In this example, the employee would be entitled to reasonable notice under common law. This can be very beneficial for the employee in cases where the common law provisions, such as the reasonable notice period, are better than the contractual provisions.
 
Note that in assessing whether a term of a contract breaches the ''ESA'', one must consider the maximum entitlement that an employee could ever  receive under the ''ESA'', rather than their current entitlement. 
 
In the previous example, it is irrelevant whether the employee has worked for the employer long enough to be entitled to more than 30 days notice under the ''ESA''. A contractual termination clause is not enforceable if, at any  ime, the clause would provide the employee with less  than his entitlement under the ESA. See ''Shore v Ladner Downs'', 5160 DLR (4th) 76. 
 
However, this principle may have been qualified with respect to severance clauses and fixed term contracts (see ''Miller v Convergys CMG Canada Limited Partnership'', 2013 BCSC 1589 (upheld on appeal); ''Rogers v Tourism British Columbia'', 2010 BCSC 1562).
 
==== e) General Contract Construction Rules Apply ====
 
Other general rules regarding contracts may also invalidate the contract, such as duress, undue influence, and unconscionability, but these occur less frequently.
 
Under certain circumstances, employers and employees cannot use the above rules to invalidate a contract for their own benefit. If a new contract is imposed in which all the benefit is to the employee, the employee cannot have the contract invalidated for lack of fresh consideration to the employer in order to avoid a severance provision or other provision of the contract.
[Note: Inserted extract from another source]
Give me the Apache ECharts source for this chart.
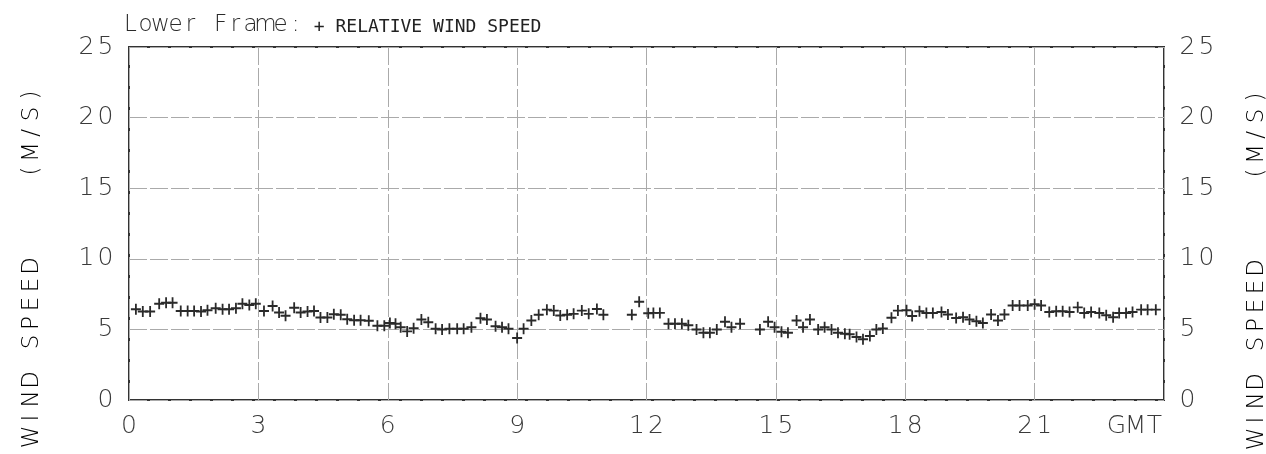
<!DOCTYPE html>
<html>
<head>
<meta charset="utf-8">
<script src="https://cdn.jsdelivr.net/npm/echarts@6/dist/echarts.min.js"></script>
<style>
html,body{margin:0;padding:0;background:#fff;}
#chart{width:1266px;height:454px;}
</style>
</head>
<body>
<div id="chart"></div>
<script>
// Time in hours GMT
const hours = [
  0.16,0.32,0.49,0.70,0.86,1.01,1.20,1.36,1.51,1.67,1.82,2.01,2.17,2.32,2.48,2.63,2.79,2.94,
  3.13,3.33,3.48,3.63,3.83,3.98,4.14,4.29,4.44,4.60,4.75,4.91,5.06,5.22,5.37,5.56,5.76,5.92,
  6.05,6.18,6.30,6.45,6.60,6.78,6.94,7.11,7.26,7.43,7.61,7.76,7.94,8.15,8.30,8.50,8.65,8.80,
  9.00,9.15,9.33,9.50,9.69,9.85,10.00,10.16,10.31,10.50,10.66,10.85,11.00,11.66,11.83,12.04,
  12.16,12.31,12.51,12.66,12.82,12.97,13.16,13.32,13.47,13.63,13.82,13.97,14.17,14.63,14.82,14.97,
  15.13,15.28,15.48,15.63,15.79,15.98,16.13,16.29,16.44,16.60,16.71,16.87,17.02,17.18,17.33,17.48,
  17.68,17.83,18.03,18.16,18.33,18.49,18.64,18.84,18.99,19.18,19.34,19.49,19.65,19.80,19.99,20.15,
  20.30,20.49,20.65,20.84,21.00,21.15,21.34,21.50,21.65,21.81,22.00,22.15,22.31,22.50,22.66,22.82,
  22.96,23.12,23.27,23.47,23.62,23.81
];
// Relative wind speed (m/s)
const speeds = [
  6.42,6.26,6.26,6.82,6.89,6.89,6.31,6.31,6.31,6.26,6.35,6.49,6.42,6.42,6.49,6.82,6.73,6.82,
  6.31,6.66,6.19,5.96,6.54,6.19,6.26,6.31,5.84,5.84,6.07,6.03,5.72,5.65,5.65,5.61,5.26,5.26,
  5.45,5.40,5.16,4.86,5.09,5.70,5.51,5.05,5.00,5.05,5.05,5.05,5.16,5.79,5.70,5.23,5.16,5.05,
  4.39,5.05,5.63,6.03,6.40,6.33,5.98,6.03,6.10,6.33,6.10,6.45,6.03,6.03,6.96,6.14,
  6.17,6.17,5.40,5.40,5.40,5.30,5.00,4.77,4.77,5.00,5.54,5.16,5.40,5.00,5.54,5.16,
  4.84,4.77,5.63,5.16,5.70,5.00,5.16,5.00,4.77,4.70,4.65,4.46,4.30,4.53,5.00,5.07,
  5.82,6.33,6.36,5.95,6.28,6.16,6.16,6.23,6.05,5.81,5.86,5.70,5.58,5.46,6.05,5.63,
  6.05,6.70,6.70,6.70,6.79,6.70,6.23,6.28,6.28,6.23,6.56,6.16,6.23,6.16,6.00,5.86,
  6.16,6.16,6.23,6.40,6.40,6.40
];
const xTickLabels = ['0','3','6','9','12','15','18','21','GMT'];
const yTickLabels = ['0','5','10','15','20','25'];
const titleMain = 'Lower Frame:';
const titleSub = '+ RELATIVE WIND SPEED';
const yName = 'WIND SPEED    (M/S)';

const FONT = '"DejaVu Sans", sans-serif';
const INK = '#3a3a3a';
function spaced(s, key){ key = key || 'd'; return s.split('').map(c => '{' + key + '|' + (c === ' ' ? '\u00a0' : c) + '}').join(''); }
const digitRich = { d: { width: 19, align: 'center', fontSize: 25, fontFamily: FONT, fontWeight: 200, color: INK } };
const nameRich = { d: { width: 19, align: 'center', fontSize: 23, fontFamily: FONT, fontWeight: 200, color: INK } };

const chart = echarts.init(document.getElementById('chart'));
chart.setOption({
  animation: false,
  backgroundColor: '#fff',
  title: {
    text: spaced(titleMain, 'a') + '{b|\u00a0' + titleSub + '}',
    left: 118, top: 9,
    textStyle: {
      fontWeight: 'normal',
      rich: {
        a: { width: 15, align: 'center', fontFamily: FONT, fontSize: 23, fontWeight: 200, color: '#2a2a2a' },
        b: { fontFamily: '"DejaVu Sans Mono", monospace', fontSize: 18, fontWeight: 'normal', color: '#222', padding: [3, 0, 0, 0] }
      }
    }
  },
  grid: { left: 129, right: 102, top: 47, bottom: 54, show: true, borderColor: '#333', borderWidth: 2, backgroundColor: 'transparent' },
  xAxis: {
    type: 'value', min: 0, max: 24, interval: 3,
    axisLine: { show: false }, axisTick: { show: false },
    splitLine: { show: true, lineStyle: { color: '#aaa', width: 1, type: [18, 3] } },
    axisLabel: {
      margin: 14, alignMaxLabel: 'right',
      formatter: v => spaced(xTickLabels[Math.round(v / 3)]),
      rich: digitRich
    }
  },
  yAxis: [
    {
      type: 'value', min: 0, max: 25, interval: 5, position: 'left',
      axisLine: { show: false }, axisTick: { show: false },
      splitLine: { show: true, lineStyle: { color: '#aaa', width: 1, type: [18, 3] } },
      axisLabel: { margin: 14, formatter: v => spaced(yTickLabels[Math.round(v / 5)]), rich: digitRich }
    },
    {
      type: 'value', min: 0, max: 25, interval: 5, position: 'right',
      axisLine: { show: false }, axisTick: { show: false }, splitLine: { show: false },
      axisLabel: { margin: 14, formatter: v => spaced(yTickLabels[Math.round(v / 5)]), rich: digitRich }
    }
  ],
  graphic: [
    { type: 'text', x: 32, y: 266, rotation: Math.PI / 2,
      style: { text: spaced(yName), rich: nameRich, align: 'center', verticalAlign: 'middle' } },
    { type: 'text', x: 1257, y: 268, rotation: Math.PI / 2,
      style: { text: spaced(yName), rich: nameRich, align: 'center', verticalAlign: 'middle' } }
  ],
  series: [{
    type: 'scatter',
    data: hours.map((h, i) => [h, speeds[i]]),
    symbol: 'path://M4.1,0H5.9V4.1H10V5.9H5.9V10H4.1V5.9H0V4.1H4.1Z',
    symbolSize: [10, 11],
    itemStyle: { color: '#2a2a2a', opacity: 1 },
    emphasis: { disabled: true }
  }]
});
</script>
</body>
</html>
Additionally, the employer cannot  back out of a contract that only gave benefits to the employee, due to lack of fresh consideration to the employer. 
 
=== 3. Without Cause v. Just Cause Dismissal ===
 
Employers can dismiss an employee in one of two ways:
*A. Without cause, and on provision of reasonable notice; or 
*B. For Just Cause. 
 
Without cause dismissals and just cause dismissal are both express dismissal. An employer tells the employee they are being dismissed, generally by having a meeting and providing the employee with a letter of dismissal.